Trade group ACA Connects, as well as fiber providers Altice and Crown Castle, also submitted comments opposing the petition. No parties met with commission staff or submitted comments in support of the coalition. 

The petition follows a similar filing in January by the Edison Electric Institute, also opposed by telecoms, which sought to remove the order’s clarification that attachers can not be made to bear the full replacement costs for older poles that no longer comply with current construction standards.

When a broadband provider wants to deploy infrastructure like fiber, it often must attach it to poles owned by incumbent utility companies. Those poles need to be prepared for the new attachment, which sometimes involves replacing the entire pole either for structural or zoning reasons. 

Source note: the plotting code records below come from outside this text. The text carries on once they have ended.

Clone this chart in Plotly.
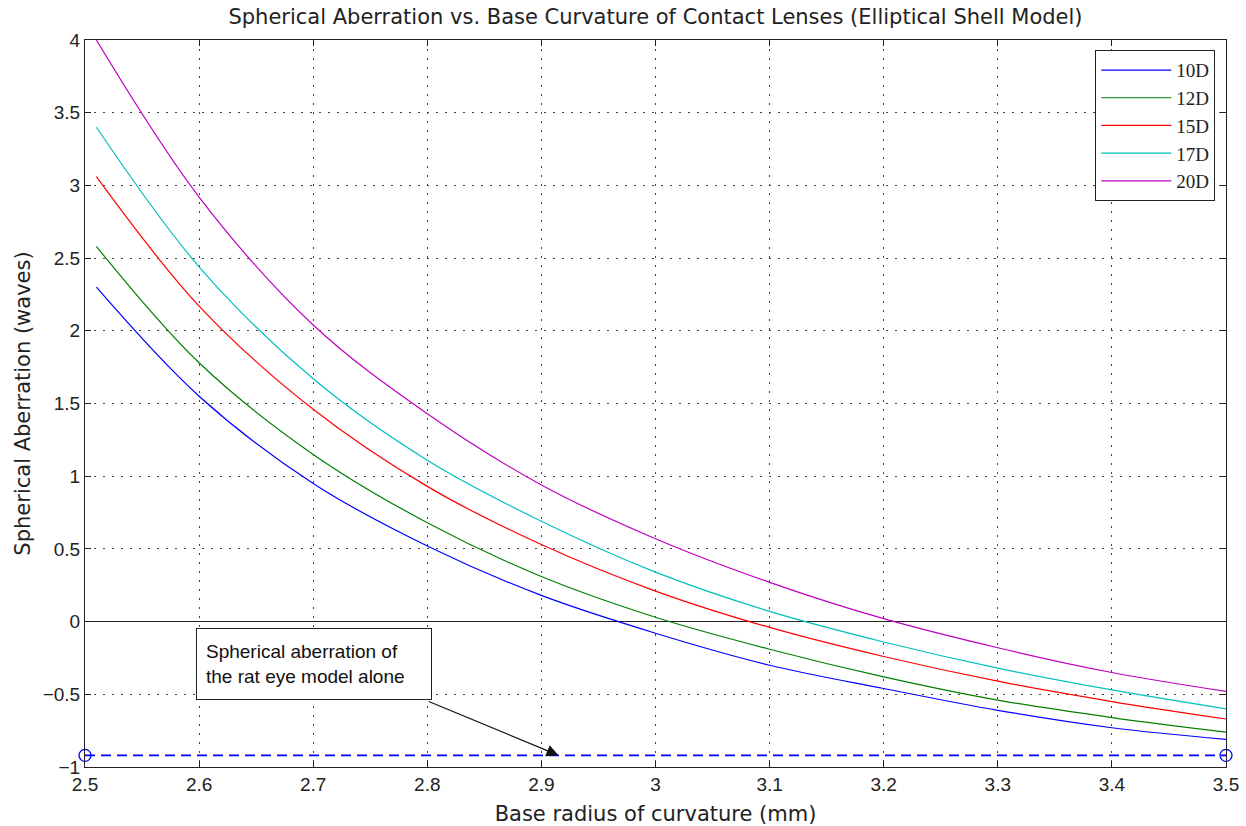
import plotly.graph_objects as go

radius = [2.51, 2.6, 2.7, 2.8, 2.9, 3.0, 3.1, 3.2, 3.3, 3.4, 3.5]
sa_10D = [2.30, 1.55, 0.95, 0.52, 0.18, -0.08, -0.30, -0.46, -0.61, -0.73, -0.81]
sa_12D = [2.58, 1.78, 1.15, 0.68, 0.31, 0.03, -0.19, -0.38, -0.54, -0.66, -0.76]
sa_15D = [3.06, 2.17, 1.46, 0.93, 0.53, 0.21, -0.04, -0.24, -0.41, -0.55, -0.67]
sa_17D = [3.40, 2.44, 1.67, 1.11, 0.69, 0.34, 0.07, -0.14, -0.32, -0.47, -0.60]
sa_20D = [4.00, 2.92, 2.04, 1.43, 0.94, 0.57, 0.27, 0.02, -0.18, -0.35, -0.48]

eye_x = [2.5, 3.5]
eye_y = [-0.92, -0.92]

series_names = ["10D", "12D", "15D", "17D", "20D"]
series_values = [sa_10D, sa_12D, sa_15D, sa_17D, sa_20D]
series_colors = ["#0000ff", "#008000", "#ff0000", "#00bfbf", "#bf00bf"]

fig = go.Figure()
for name, vals, col in zip(series_names, series_values, series_colors):
    fig.add_trace(go.Scatter(
        x=radius, y=vals, mode="lines", name=name, legendgroup=name,
        line=dict(color=col, width=1.2, shape="spline", smoothing=1.0),
    ))

fig.add_trace(go.Scatter(
    x=eye_x, y=eye_y, mode="lines+markers", showlegend=False,
    line=dict(color="#0000ff", width=1.6, dash="10px,6px"),
    marker=dict(symbol="circle-open", size=12, color="#0000ff", line=dict(width=1.3)),
    cliponaxis=False,
))

label_family = "DejaVu Sans, Verdana, sans-serif"
axis_font = dict(family="Liberation Sans, Arial, sans-serif", size=19, color="#222")
common = dict(
    showline=True, linecolor="#222", linewidth=1, mirror="allticks",
    ticks="inside", ticklen=6, tickcolor="#222", tickwidth=1,
    showgrid=True, gridcolor="#444", gridwidth=1, griddash="2px,7px",
    tickfont=axis_font, automargin=False,
)

fig.update_xaxes(range=[2.5, 3.5], dtick=0.1, tick0=2.5, zeroline=False,
                 title=dict(text="Base radius of curvature (mm)", font=dict(family=label_family, size=21, color="#222"), standoff=12),
                 **common)
fig.update_yaxes(range=[-1, 4], dtick=0.5, tick0=-1, zeroline=True, zerolinecolor="#222", zerolinewidth=1,
                 title=dict(text="Spherical Aberration (waves)", font=dict(family=label_family, size=21, color="#222"), standoff=6),
                 **common)

fig.add_annotation(
    x=2.7007, y=-0.291, xref="x", yref="y",
    text="Spherical aberration of<br>the rat eye model alone",
    showarrow=False, align="left", valign="middle",
    width=216, height=52, borderpad=9,
    bordercolor="#222", borderwidth=1, bgcolor="white",
    font=dict(family="Liberation Sans, Arial, sans-serif", size=19, color="#111"),
)
fig.add_annotation(
    x=2.915, y=-0.92, xref="x", yref="y",
    ax=2.8, ay=-0.545, axref="x", ayref="y",
    text="", showarrow=True, arrowhead=2, arrowsize=2, arrowwidth=1.2, arrowcolor="#111",
)

fig.update_layout(
    width=1246, height=826,
    margin=dict(l=85, r=20, t=40, b=59),
    paper_bgcolor="white", plot_bgcolor="white",
    title=dict(text="Spherical Aberration vs. Base Curvature of Contact Lenses (Elliptical Shell Model)",
               x=(85 + 1226) / 2 / 1246, xanchor="center", y=1 - 17 / 826, yanchor="middle",
               font=dict(family=label_family, size=21, color="#222")),
    legend=dict(
        x=0.9906, y=0.986, xanchor="right", yanchor="top",
        bordercolor="#222", borderwidth=1, bgcolor="white",
        font=dict(family="Liberation Serif, Times New Roman, serif", size=19, color="#222"),
        tracegroupgap=0, itemwidth=70,
    ),
    showlegend=True,
)

fig.write_html("out.html")
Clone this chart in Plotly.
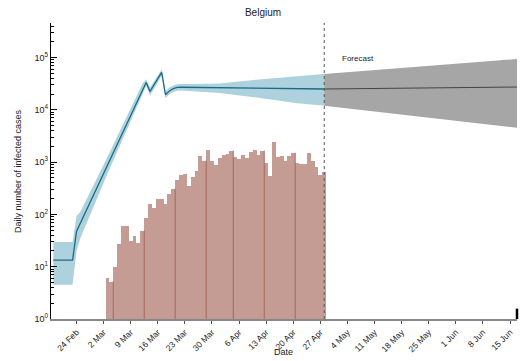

In the more than 25 states without their own pole attachment regulations, the FCC has authority to set the terms of those agreements between investor-owned utilities and potential attachers. The agency updated its policies in December in an attempt to streamline the process ahead of deployments funded by the $42.5-billion Broadband Equity, Access and Deployment program. 

Pole attachment rules have been an ongoing dispute before the FCC, and some arguments raised in the recent filings have come up before. The biggest issue has been the sharing of replacement costs.

Both publicly and in comments to the commission, telecom companies have argued that utilities unfairly pass the entire cost of replacement on to them, even when poles are already unsafe and would need to be replaced even without their extra equipment. They say the cost should be shared because the owner benefits from the new pole.

Utilities say they would not normally replace the poles being used by
telecom companies, either because they are structurally sound or to phase out
old lines, and don’t benefit from the installation of newer poles.

The updated rules adopted in January make it harder for utilities
to force attachers to pay for a new pole in full by expanding the definition of
a “red tagged” pole, the replacement cost of which cannot be allocated entirely to telecoms.

The agency is also preparing to mediate more of these disputes ahead of BEAD projects, setting up with the new rules its Rapid Broadband Assessment Team to resolve pole attachment disagreements. The commission also sought comment on setting up a defined make-ready timeline for bulk orders and updating rules around when telecoms can use their own contractors to prepare poles.